Sortir un disque ou l'éloge de la patience

Une des choses qui m'a le plus marquée durant la formation Tempo, c'est à quel point il est nécessaire de penser un projet musical comme une boîte sort un produit. En 2023, monter un groupe ou une start up, même combat. Ou presque.

Avec Norma Peals, nous avons fait les choses simplement: composition, répétitions, studio, disque, fini. Pour notre premier (et unique) album, nous avons composé des démos sur nos ordis, puis les avons décortiquées et adaptées pour être capable de les jouer et enfin avons passé un mois en studio pour enregistrer les différentes parties. Une fois les prises en boîte, Yann (Klimezyk) a mixé, envoyé le master qu'on a livré au pressage. Une fois les cartons de disques reçus, on s'est logiquement dit "super, on peut dire qu'il sort la semaine prochaine". J'exagère, mais à peine.

Evidemment, on avait hâte. Envie de faire écouter ces morceaux tout beaux au monde entier. Grossière erreur. D'ailleurs, personne n'a su qu'on avait fait un album et la première chose que l'entourage professionnel qui nous a rejoint ensuite a fait a été de choisir 4 morceaux de ce disque pour en faire un EP à sortir un an plus tard...

Avec Puzzle, on découvre une autre manière de faire. Entre ces deux projets, nous avons tous les 3 eu des expériences professionnelles diverses et variées, et avons notamment baigné dans la gestion de projet. Qui dit gestion de projet, dit "retroplanning". Et, surprise, sortir* un disque demande aussi un retroplanning.

Partons du jour de la sortie, et partons du principe que la production du disque ait coûté quelques sous. Pour éviter que cet investissement ne soit de l'argent jeté au vent en espérant qu'il ne pousse, il est préférable de préparer cette sortie en amont, avec un•e attaché•e de presse par exemple. Pour que ce soit efficace, elle ou il va avoir besoin de 2 à 3 mois avant la sortie pour présenter le disque, relancer les medias. Sachant que le mieux, c'est de sortir des singles des mois avant pour préparer le terrain...

Donc il faut que le disque soit prêt, et les éventuels clips qui s'y rapportent, 3 mois avant la sortie du premier single. S'il y en a deux, il faut éviter de les sortir trop proches l'un de l'autre pour ne pas saouler les gens... Je ne parlerai même pas des dossiers de demandes d'aides à la création qui doivent être soumis avant que ne commence l'enregistrement. Ni du temps nécessaire à l'arrangeur, au mixeur, pour travailler.

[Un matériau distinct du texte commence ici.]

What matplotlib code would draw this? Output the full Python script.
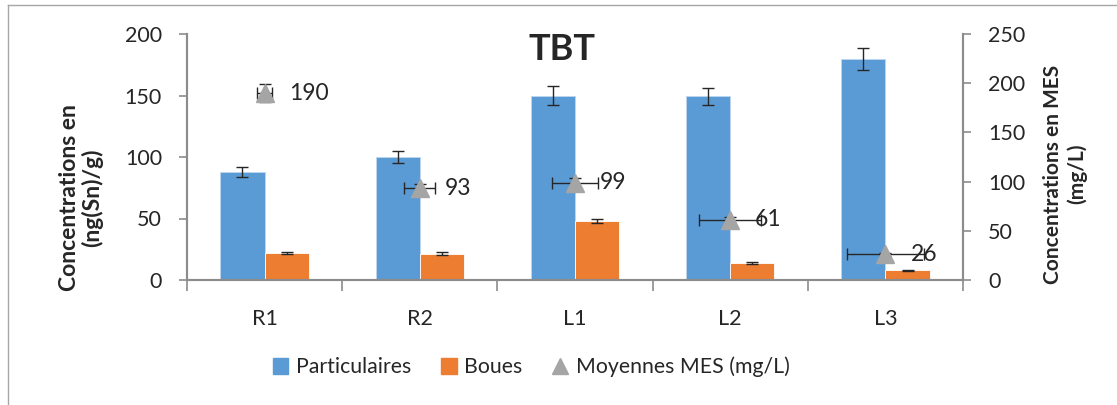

Bref, tout ça pour dire que notre EP 6 titres ne sort qu'en février 2024 (oui, dans un an et 2 mois au moment où j'écris) alors que je viens d'écrire, juste avant ce billet, un modèle explicatif pour demander à certaines personnes de nous aider à choisir les morceaux à mettre sur l'EP. Mais paradoxalement, il y a une espèce de plaisir à faire les choses dans le temps long et dans la préparation. Je me demande un peu comment nous gérerons le fait qu'au moment où le disque "sortira", cela fera un an qu'on en pourra plus de l'entendre mais c'est une autre histoire. Je vous raconterai.

*Accordons-nous sur le fait que "sortir" fasse référence à "rendre disponible sur les plateformes de streaming" ou "mettre un disque dans les (rares) bacs (qu'il reste) #boomer.